◆ Task instructions
Up to and including the line with "const yTicks = [1.5, 2, 2.5, 3];", write out the listing from its first line, minus the pictures.

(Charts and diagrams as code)

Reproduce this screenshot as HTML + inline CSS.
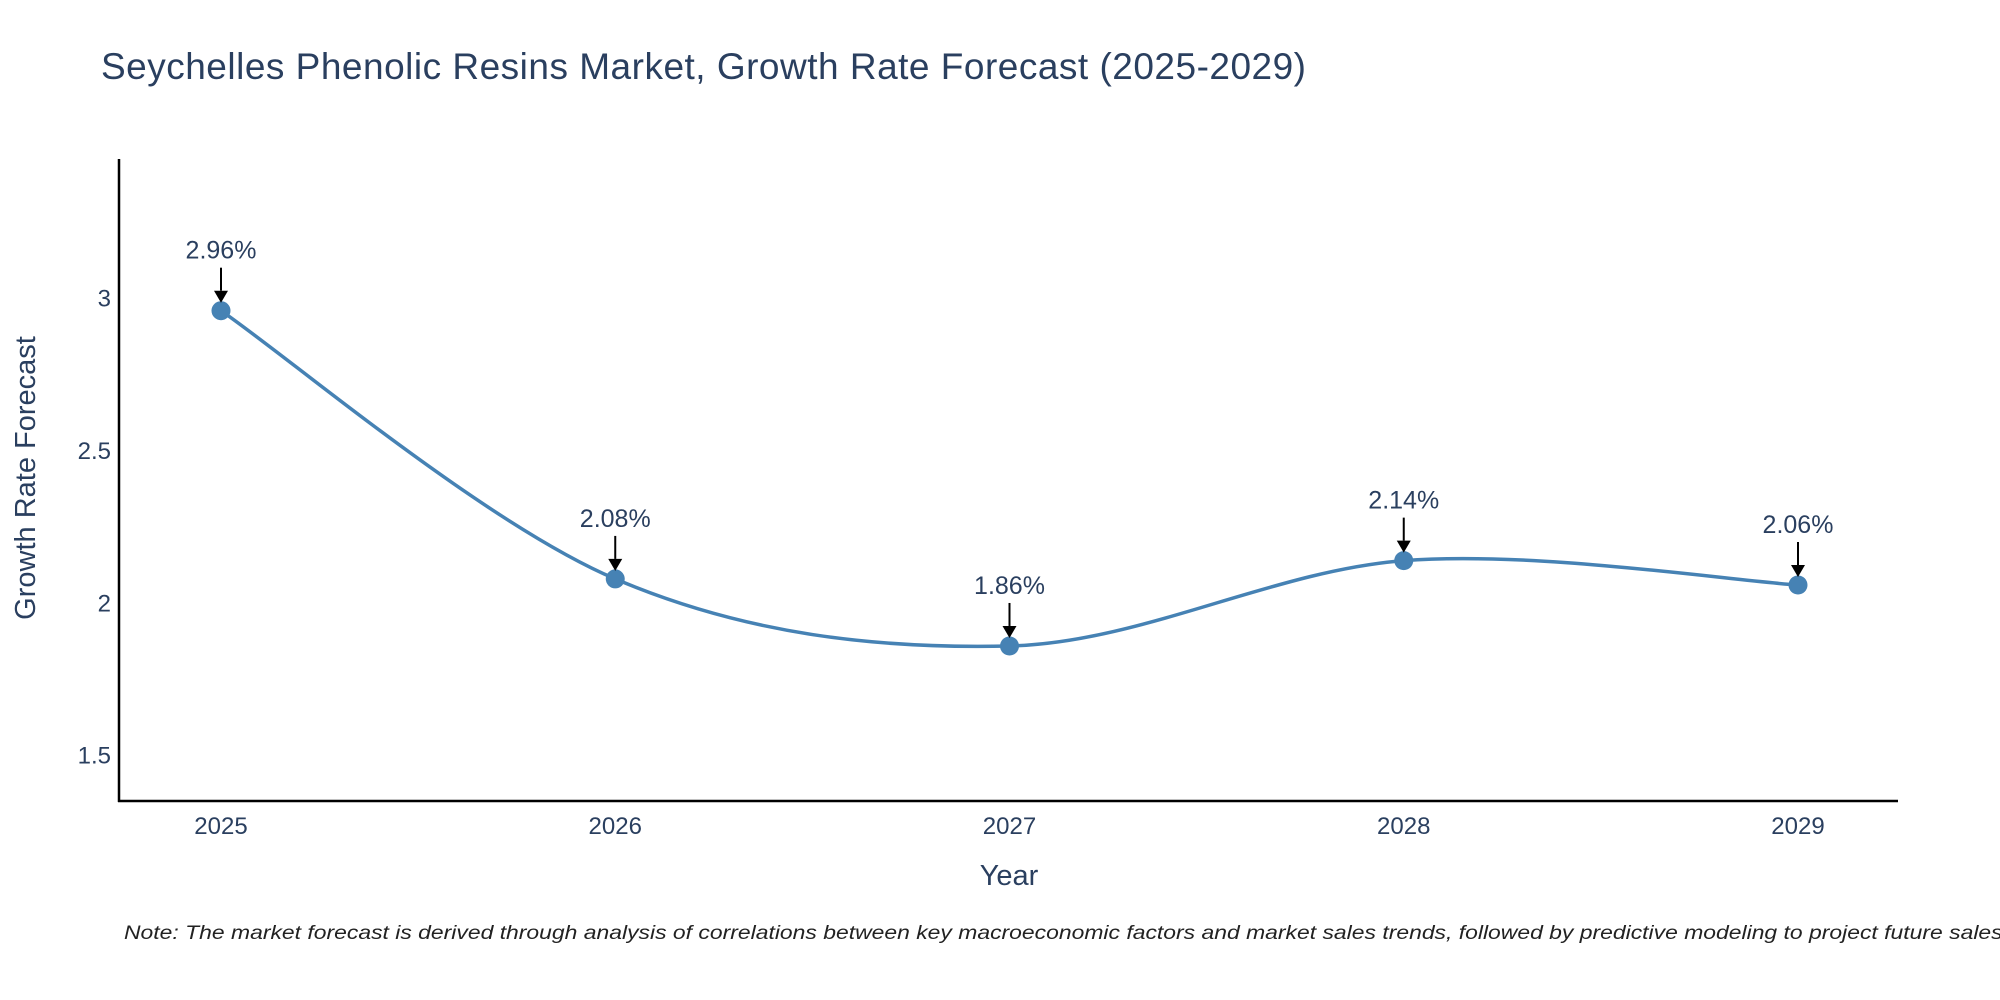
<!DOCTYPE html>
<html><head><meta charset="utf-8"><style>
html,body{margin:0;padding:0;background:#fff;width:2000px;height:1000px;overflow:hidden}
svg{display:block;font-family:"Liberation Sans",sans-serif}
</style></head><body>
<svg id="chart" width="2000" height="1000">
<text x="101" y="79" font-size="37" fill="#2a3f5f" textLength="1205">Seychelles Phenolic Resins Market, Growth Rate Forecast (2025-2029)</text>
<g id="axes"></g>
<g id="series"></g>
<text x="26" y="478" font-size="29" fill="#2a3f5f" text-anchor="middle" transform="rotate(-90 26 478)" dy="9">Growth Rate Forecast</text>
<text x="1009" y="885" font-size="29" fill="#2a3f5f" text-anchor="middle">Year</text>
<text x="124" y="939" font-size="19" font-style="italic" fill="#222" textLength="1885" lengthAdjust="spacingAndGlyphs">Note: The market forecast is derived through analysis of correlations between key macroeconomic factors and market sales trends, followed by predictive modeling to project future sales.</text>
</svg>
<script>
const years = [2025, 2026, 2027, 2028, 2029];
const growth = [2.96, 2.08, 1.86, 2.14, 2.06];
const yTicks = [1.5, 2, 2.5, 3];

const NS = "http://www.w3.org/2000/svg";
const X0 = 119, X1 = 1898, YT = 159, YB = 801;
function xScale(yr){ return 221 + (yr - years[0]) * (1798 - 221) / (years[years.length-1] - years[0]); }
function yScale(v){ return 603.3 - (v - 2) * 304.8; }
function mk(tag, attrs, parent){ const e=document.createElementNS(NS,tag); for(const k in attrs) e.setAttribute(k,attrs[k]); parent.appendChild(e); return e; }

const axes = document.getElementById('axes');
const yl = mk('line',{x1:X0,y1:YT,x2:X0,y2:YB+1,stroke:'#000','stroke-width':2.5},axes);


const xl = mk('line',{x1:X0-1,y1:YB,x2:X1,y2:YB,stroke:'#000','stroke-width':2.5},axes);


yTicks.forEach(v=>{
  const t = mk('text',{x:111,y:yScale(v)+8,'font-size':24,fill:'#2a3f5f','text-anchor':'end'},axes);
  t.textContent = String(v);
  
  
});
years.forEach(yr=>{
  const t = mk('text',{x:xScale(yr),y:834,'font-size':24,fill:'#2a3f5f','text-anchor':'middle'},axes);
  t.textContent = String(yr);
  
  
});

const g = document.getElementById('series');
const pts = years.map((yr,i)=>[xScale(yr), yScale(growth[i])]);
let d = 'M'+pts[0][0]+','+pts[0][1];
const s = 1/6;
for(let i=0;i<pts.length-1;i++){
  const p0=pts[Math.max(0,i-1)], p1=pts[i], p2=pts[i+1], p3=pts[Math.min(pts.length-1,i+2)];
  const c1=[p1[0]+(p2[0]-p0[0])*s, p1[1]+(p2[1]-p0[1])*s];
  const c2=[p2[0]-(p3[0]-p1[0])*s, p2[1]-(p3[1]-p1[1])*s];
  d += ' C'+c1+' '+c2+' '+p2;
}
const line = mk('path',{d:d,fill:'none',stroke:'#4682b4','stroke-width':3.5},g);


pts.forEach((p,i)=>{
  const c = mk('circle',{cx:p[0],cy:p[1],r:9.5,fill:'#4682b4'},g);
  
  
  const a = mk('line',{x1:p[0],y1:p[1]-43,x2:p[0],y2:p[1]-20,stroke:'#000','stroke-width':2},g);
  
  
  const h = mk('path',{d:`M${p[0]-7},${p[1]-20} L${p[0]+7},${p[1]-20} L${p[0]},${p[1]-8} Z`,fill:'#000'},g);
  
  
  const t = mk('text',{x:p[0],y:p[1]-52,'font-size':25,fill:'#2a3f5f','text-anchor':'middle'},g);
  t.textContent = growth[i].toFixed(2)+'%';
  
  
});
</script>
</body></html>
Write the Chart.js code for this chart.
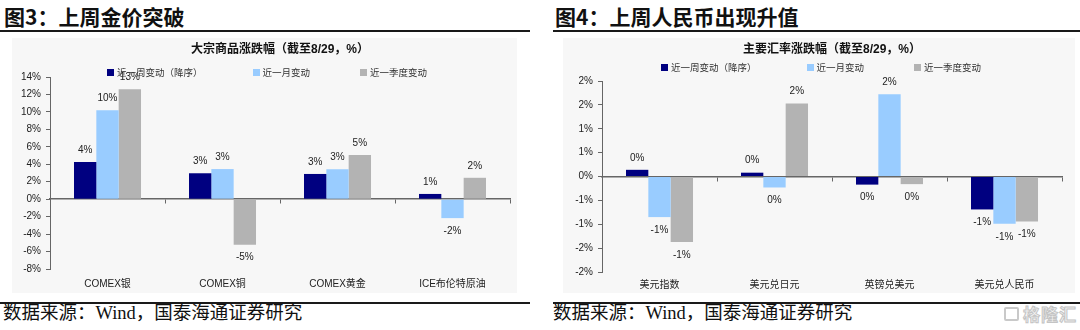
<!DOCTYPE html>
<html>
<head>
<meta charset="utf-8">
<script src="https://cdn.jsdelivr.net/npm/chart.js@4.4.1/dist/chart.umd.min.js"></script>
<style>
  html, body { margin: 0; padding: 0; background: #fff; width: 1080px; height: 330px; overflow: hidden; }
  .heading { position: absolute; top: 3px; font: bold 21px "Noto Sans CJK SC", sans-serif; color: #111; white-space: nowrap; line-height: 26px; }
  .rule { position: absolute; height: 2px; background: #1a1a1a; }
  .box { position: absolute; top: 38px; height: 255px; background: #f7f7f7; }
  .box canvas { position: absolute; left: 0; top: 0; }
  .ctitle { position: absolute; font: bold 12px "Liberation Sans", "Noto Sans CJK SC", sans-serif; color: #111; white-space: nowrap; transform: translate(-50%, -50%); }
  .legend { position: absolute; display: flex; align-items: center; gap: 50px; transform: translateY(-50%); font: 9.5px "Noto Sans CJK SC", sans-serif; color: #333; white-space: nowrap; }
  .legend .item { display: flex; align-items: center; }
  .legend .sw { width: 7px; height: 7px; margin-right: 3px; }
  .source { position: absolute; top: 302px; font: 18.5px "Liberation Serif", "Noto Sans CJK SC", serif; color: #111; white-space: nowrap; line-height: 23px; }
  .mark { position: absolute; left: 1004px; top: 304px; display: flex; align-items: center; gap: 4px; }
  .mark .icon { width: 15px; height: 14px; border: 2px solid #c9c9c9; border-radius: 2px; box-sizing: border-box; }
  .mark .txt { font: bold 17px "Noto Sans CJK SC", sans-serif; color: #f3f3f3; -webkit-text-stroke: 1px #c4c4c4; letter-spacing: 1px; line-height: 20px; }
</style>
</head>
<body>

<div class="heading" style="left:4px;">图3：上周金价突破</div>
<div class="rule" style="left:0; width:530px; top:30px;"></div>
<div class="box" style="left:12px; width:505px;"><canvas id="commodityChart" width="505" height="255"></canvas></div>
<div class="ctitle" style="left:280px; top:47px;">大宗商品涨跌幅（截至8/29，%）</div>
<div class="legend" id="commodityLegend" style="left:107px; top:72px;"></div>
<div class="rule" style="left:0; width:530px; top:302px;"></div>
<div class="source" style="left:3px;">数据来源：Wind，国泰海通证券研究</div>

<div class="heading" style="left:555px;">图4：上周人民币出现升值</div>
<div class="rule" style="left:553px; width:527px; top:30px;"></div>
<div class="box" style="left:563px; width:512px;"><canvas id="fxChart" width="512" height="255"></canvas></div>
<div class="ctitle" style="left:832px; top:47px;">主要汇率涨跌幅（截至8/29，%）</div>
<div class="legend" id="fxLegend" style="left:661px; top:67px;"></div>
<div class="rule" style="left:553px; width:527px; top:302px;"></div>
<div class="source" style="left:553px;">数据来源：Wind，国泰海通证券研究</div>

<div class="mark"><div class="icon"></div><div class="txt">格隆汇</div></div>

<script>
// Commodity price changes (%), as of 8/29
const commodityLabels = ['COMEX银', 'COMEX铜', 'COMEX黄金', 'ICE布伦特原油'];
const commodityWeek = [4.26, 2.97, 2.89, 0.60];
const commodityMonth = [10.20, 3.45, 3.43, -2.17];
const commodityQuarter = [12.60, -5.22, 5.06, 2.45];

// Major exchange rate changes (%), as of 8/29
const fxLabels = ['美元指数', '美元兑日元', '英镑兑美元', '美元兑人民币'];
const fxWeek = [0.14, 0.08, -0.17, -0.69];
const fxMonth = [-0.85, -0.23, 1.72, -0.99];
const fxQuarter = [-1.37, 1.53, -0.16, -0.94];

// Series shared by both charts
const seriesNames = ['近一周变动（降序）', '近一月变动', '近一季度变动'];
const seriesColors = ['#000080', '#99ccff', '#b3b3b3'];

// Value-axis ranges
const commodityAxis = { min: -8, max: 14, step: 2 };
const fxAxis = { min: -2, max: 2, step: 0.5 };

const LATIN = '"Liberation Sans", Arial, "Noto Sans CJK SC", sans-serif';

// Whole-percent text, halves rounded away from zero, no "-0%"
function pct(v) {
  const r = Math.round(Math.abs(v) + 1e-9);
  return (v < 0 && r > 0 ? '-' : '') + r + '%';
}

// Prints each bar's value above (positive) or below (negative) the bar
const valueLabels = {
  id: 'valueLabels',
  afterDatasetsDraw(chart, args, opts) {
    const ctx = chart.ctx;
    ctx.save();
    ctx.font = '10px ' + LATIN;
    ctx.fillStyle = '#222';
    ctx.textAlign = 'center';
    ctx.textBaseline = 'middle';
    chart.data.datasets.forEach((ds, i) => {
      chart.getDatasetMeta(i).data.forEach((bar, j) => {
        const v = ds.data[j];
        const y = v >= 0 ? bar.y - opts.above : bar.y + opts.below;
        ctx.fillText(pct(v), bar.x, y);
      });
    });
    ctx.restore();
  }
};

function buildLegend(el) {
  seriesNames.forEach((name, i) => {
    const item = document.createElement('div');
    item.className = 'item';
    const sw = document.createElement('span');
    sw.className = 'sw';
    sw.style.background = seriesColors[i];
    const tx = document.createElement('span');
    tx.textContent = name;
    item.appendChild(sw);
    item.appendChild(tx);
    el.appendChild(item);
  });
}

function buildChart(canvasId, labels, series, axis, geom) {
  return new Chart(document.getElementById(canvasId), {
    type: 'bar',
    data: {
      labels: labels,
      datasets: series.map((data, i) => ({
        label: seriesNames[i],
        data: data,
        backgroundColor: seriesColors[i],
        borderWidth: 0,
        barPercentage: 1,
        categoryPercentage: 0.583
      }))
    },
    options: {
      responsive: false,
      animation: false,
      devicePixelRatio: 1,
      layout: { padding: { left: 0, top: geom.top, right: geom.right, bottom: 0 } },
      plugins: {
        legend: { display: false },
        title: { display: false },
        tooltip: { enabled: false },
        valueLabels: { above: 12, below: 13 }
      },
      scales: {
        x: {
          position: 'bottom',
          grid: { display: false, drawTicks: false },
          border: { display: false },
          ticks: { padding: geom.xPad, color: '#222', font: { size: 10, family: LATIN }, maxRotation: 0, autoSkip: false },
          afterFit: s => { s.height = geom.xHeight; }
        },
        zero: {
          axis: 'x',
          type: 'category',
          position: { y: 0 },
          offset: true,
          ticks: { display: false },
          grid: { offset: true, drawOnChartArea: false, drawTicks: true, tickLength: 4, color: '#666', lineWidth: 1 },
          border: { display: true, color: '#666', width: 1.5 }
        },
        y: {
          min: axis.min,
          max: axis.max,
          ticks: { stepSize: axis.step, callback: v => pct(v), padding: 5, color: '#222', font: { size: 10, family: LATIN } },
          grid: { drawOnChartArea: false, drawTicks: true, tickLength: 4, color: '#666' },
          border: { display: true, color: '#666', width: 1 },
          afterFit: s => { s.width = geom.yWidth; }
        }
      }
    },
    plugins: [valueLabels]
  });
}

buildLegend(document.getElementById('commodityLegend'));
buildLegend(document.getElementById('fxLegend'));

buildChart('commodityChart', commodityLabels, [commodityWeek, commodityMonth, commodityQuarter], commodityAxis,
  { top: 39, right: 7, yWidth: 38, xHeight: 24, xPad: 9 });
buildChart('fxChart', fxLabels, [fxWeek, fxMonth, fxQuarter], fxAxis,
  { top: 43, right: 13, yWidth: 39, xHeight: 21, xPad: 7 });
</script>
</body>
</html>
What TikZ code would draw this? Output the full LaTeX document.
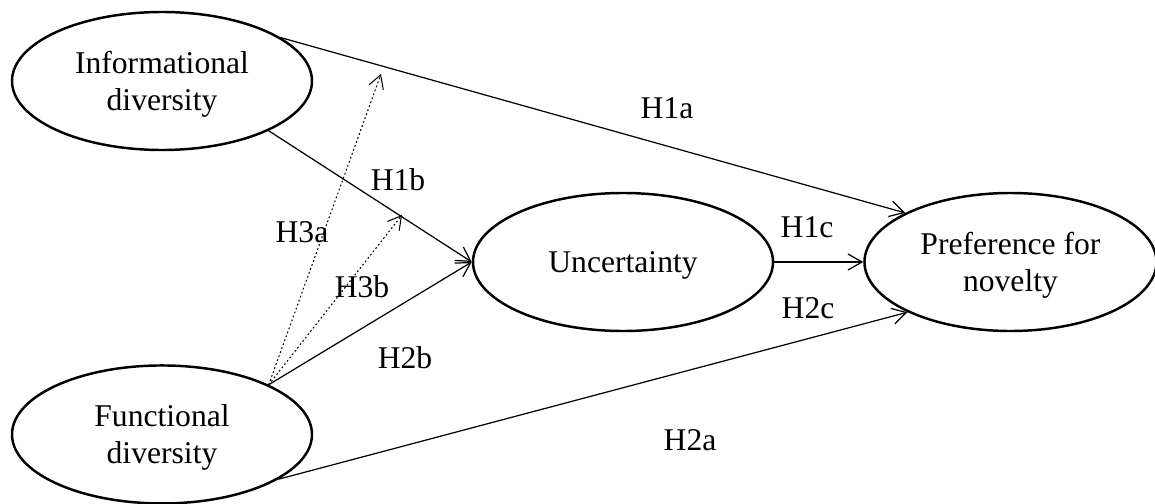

◆ Reply
Reproduce this screenshot as HTML + inline CSS.
<!DOCTYPE html>
<html><head><meta charset="utf-8"><style>
html,body{margin:0;padding:0;background:#fff;width:2000px;height:1000px;overflow:hidden}
svg{display:block;font-family:"Liberation Sans",sans-serif}
</style></head><body>
<svg id="chart" width="2000" height="1000">
<text x="101" y="79" font-size="37" fill="#2a3f5f" textLength="1205">Seychelles Phenolic Resins Market, Growth Rate Forecast (2025-2029)</text>
<g id="axes"></g>
<g id="series"></g>
<text x="26" y="478" font-size="29" fill="#2a3f5f" text-anchor="middle" transform="rotate(-90 26 478)" dy="9">Growth Rate Forecast</text>
<text x="1009" y="885" font-size="29" fill="#2a3f5f" text-anchor="middle">Year</text>
<text x="124" y="939" font-size="19" font-style="italic" fill="#222" textLength="1885" lengthAdjust="spacingAndGlyphs">Note: The market forecast is derived through analysis of correlations between key macroeconomic factors and market sales trends, followed by predictive modeling to project future sales.</text>
</svg>
<script>
const years = [2025, 2026, 2027, 2028, 2029];
const growth = [2.96, 2.08, 1.86, 2.14, 2.06];
const yTicks = [1.5, 2, 2.5, 3];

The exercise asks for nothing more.